Apple’s iPhone 5 is slugging it out with the Samsung Galaxy S3, and the battle is hotting up as the end of the year approaches. The Samsung Galaxy S3 took the iPhone 4S’ place as 2012’s best-seller earlier this year, and Apple wants it back. There’s 9 weeks to go, so can the iPhone 5 beat the projected S3 sales of 30 million by then? Let’s look at the specs to see how these phones rate against each other to see if Apple’s got a shot.
iPhone 5 vs Samsung Galaxy S3
The iPhone 5 is the world’s thinnest smartphone – it’s much slimmer and smaller than the Samsung Galaxy S3. It’s still made from glass and aluminium, with the newly-tinted metal edges looking a lot sleeker and the phone’s back is made from aluminium rather than glass. This is a first-class design….unlike the plastic fantastic Samsung Galaxy S3.
The iPhone 5 screen has been changed to 4” from 3.5”, and now has an aspect ratio of 16:9 rather than 3:2. It’s longer but has the same width. This new aspect ratio might cause a problem for apps until developers optimise them for these new dimensions. Until then, there may have to be black bars at the top and the bottom of the screen. The Samsung Galaxy S3 screen is 4.8” and is fab for watching films or playing games.
Both phones have different screen tech – the iPhone 5 has the naturalistic IPS display and the Samsung Galaxy S3 has that hyper-real Super AMOLED display. Many people prefer the IPS on the iPhone, because it’s brighter, yet easier on the eyes.
Even though Apple has upped the size of the screen, it can’t compete with the Samsung Galaxy S3 here, so, all things considered, we’ll have to declare a draw.

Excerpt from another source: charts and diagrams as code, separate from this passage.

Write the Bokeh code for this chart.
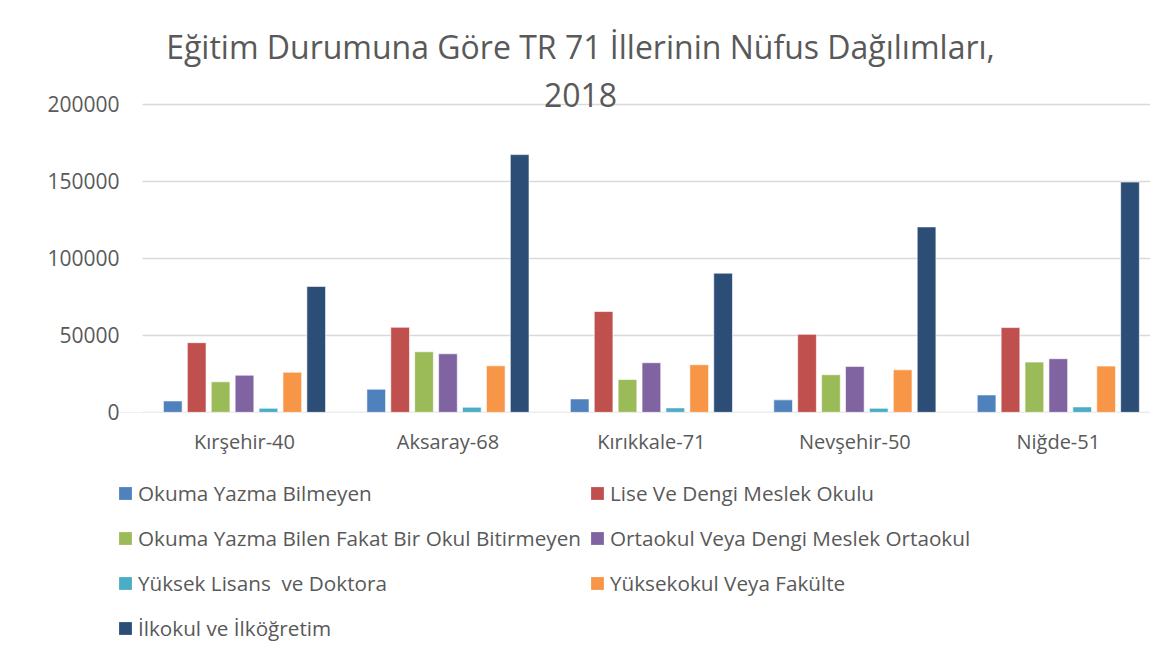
from bokeh.plotting import figure
from bokeh.layouts import column
from bokeh.models import (ColumnDataSource, Legend, LegendItem, Label, FixedTicker,
                          Range1d, BoxAnnotation)
from bokeh.transform import dodge
from bokeh.embed import file_html
from bokeh.resources import INLINE

cities = ["Kırşehir-40", "Aksaray-68", "Kırıkkale-71", "Nevşehir-50", "Niğde-51"]
series_names = [
    "Okuma Yazma Bilmeyen",
    "Lise Ve Dengi Meslek Okulu",
    "Okuma Yazma Bilen Fakat Bir Okul Bitirmeyen",
    "Ortaokul Veya Dengi Meslek Ortaokul",
    "Yüksek Lisans  ve Doktora",
    "Yüksekokul Veya Fakülte",
    "İlkokul ve İlköğretim",
]
okuma_yazma_bilmeyen = [7400, 15000, 8700, 8100, 11300]
lise = [45200, 55200, 65400, 50600, 55000]
okuma_yazma_bilen = [19800, 39300, 21300, 24400, 32600]
ortaokul = [24100, 38000, 32200, 29800, 34800]
yuksek_lisans = [2600, 3300, 2900, 2600, 3500]
yuksekokul = [26000, 30200, 30900, 27600, 30000]
ilkokul = [81700, 167200, 90300, 120300, 149400]
series_values = [okuma_yazma_bilmeyen, lise, okuma_yazma_bilen, ortaokul,
                 yuksek_lisans, yuksekokul, ilkokul]
colors = ["#4F81BD", "#C0504D", "#9BBB59", "#8064A2", "#4BACC6", "#F79646", "#2C4D75"]
y_ticks = [0, 50000, 100000, 150000, 200000]

TEXT = "#595959"
FONT = "Open Sans"
W = 1150

data = {"x": list(range(len(cities)))}
for i, vals in enumerate(series_values):
    data[f"s{i}"] = vals
source = ColumnDataSource(data)

X0 = -0.6193
p = figure(width=W, height=463, output_backend="svg", toolbar_location=None,
           x_range=Range1d(X0, 4.4532), y_range=Range1d(-100, 263943),
           min_border_left=118, min_border_right=0, min_border_top=5,
           min_border_bottom=51)
p.outline_line_color = None

pitch = 0.1175
bar_w = 0.0919


def add_bars(fig, outline=True):
    rs = []
    for i in range(len(series_names)):
        r = fig.vbar(x=dodge("x", (i - 3) * pitch), top=f"s{i}", width=bar_w, bottom=0,
                     source=source, fill_color=colors[i],
                     line_color="white" if outline else None,
                     line_alpha=0.6, line_width=1)
        rs.append(r)
    return rs


add_bars(p)

# axes
p.xaxis.ticker = FixedTicker(ticks=list(range(len(cities))))
p.xaxis.major_label_overrides = {i: c for i, c in enumerate(cities)}
p.xaxis.major_label_text_font = FONT
p.xaxis.major_label_text_font_size = "20px"
p.xaxis.major_label_text_color = TEXT
p.xaxis.major_tick_line_color = None
p.xaxis.minor_tick_line_color = None
p.xaxis.major_tick_out = 0
p.xaxis.major_label_standoff = 15
p.xaxis.axis_line_color = None

p.yaxis.ticker = FixedTicker(ticks=y_ticks)
p.yaxis.major_label_overrides = {t: str(t) for t in y_ticks}
p.yaxis.major_label_text_font = FONT
p.yaxis.major_label_text_font_size = "21px"
p.yaxis.major_label_text_color = TEXT
p.yaxis.major_tick_line_color = None
p.yaxis.minor_tick_line_color = None
p.yaxis.major_tick_out = 0
p.yaxis.major_label_standoff = -1
p.yaxis.axis_line_color = None

p.xgrid.grid_line_color = None
p.ygrid.grid_line_color = "#d9d9d9"
p.ygrid.grid_line_width = 1.5

# gap between tick labels and the start of the gridlines
p.add_layout(BoxAnnotation(right=-0.5013, fill_color="white", fill_alpha=1,
                           line_alpha=0, level="underlay"))

# title (two lines), inside the frame
for txt, yv in [("Eğitim Durumuna Göre TR 71 İllerinin Nüfus Dağılımları,", 237354),
                ("2018", 205577)]:
    p.add_layout(Label(x=1.6516, y=yv, text=txt, text_align="center",
                       text_baseline="middle", text_font=FONT,
                       text_font_size="32px", text_color=TEXT))

# legend strip below the chart (bars kept out of its view, only their legend swatches show)
LH = 192
q = figure(width=W, height=LH, output_backend="svg", toolbar_location=None,
           x_range=Range1d(-20000, -20000 + W), y_range=Range1d(0, LH),
           x_axis_location=None, y_axis_location=None,
           min_border_left=118, min_border_right=0, min_border_top=0, min_border_bottom=0)
q.outline_line_color = None
q.grid.visible = False
legend_renderers = add_bars(q, outline=False)


def make_legend(idx, loc):
    items = [LegendItem(label=series_names[i], renderers=[legend_renderers[i]]) for i in idx]
    lg = Legend(items=items, location=loc, orientation="vertical",
                glyph_width=16, glyph_height=16, label_standoff=5,
                label_text_font=FONT, label_text_font_size="20.7px",
                label_text_color=TEXT, padding=0, margin=0, spacing=17,
                border_line_alpha=0, background_fill_alpha=0)
    q.add_layout(lg, "center")


make_legend([0, 2, 4, 6], (-1, 13))
make_legend([1, 3, 5], (471, 58))

layout = column(p, q, spacing=0)
open("out.html", "w").write(file_html(layout, INLINE))
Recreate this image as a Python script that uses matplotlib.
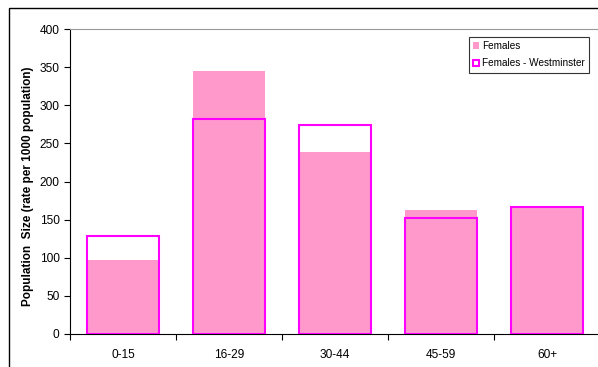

It’s also a draw when it comes to cameras, as both phones have more-than-decent 8MP rear snappers.
The Samsung Galaxy S3 has a quad-core Exynos chip that in theory should trounce the A6 dual-core chip in the iPhone 5. Apple is well-known for giving its chips just enough power to run iOS without hitches. Now, if you consider that the OS is a big part of the running of any phone, and that iOS is a nifty operator, this smaller chip may run just as well as the bigger one in the real world. The US version of the Samsung Galaxy S3 has a dual-core chip and 2GB of RAM, and this combo is fater than the quad-core 1GB of RAM version. So, the Samsung Galaxy S3 and the iPhone 5 might be equals here again. On Geekbench tests, the Jelly Bean-powered S3 was better than the iPhone 5, but when on ICS, the S3 scored less – but only just. We can’t fault either one of these devices again.
The iPhone 5 is so slim because Apple has reduced the size of the connector – meaning that to use older accessories you’ll have to drop $30 on an adapter. We reckon a lot of Apple fans would rather have a thicker phone, the old connector and maybe even a bit of NFC and a larger battery! But nevertheless Apple has dictated that the trend is for thinner devices at this time.
The Samsung Galaxy S3 has SD card support as well as MHL, which means you can play HD videos and surround sound on your TV just by using an HDMI cable. You can also drag and drop content files without having to use syncing software like iTunes. Both phones have 4G LTE, but the Samsung Galaxy S3 bigger (and removable) battery means all these whistles and bells will keep going for longer, so the S3 wins here in terms of battery life and more connectivity options.
So, the iPhone 5 looks classier, but it hasn’t got NFC, SD support, MHL or a removable battery. Also, the price of the Samsung Galaxy S3 is dropping – it starts at just $99 on Amazon and Wirefly if you opt for a contract. The iPhone 5 costs twice this at the moment, so the S3 will look like a very attractive option to many given the almost identical hardware otherwise.
A massive consideration is operating system. iOS 6 is more “finished” and streamlined, with many thinking it’s smoother than Android. Android, however, lets you customize to your heart’s content making the S3 truly yours and with this means a great deal of flexibility unlike the iPhone 5. Whichever you choose, you won’t regret it, though.
Looking at current iPhone 5 sales, if Apple can sort out supply issues, it may beat Samsung’s 30 million target. At the last check, analysts were predicting 26 million iPhone 5 sales by the holiday season (doesn’t take current supply constraints into consideration).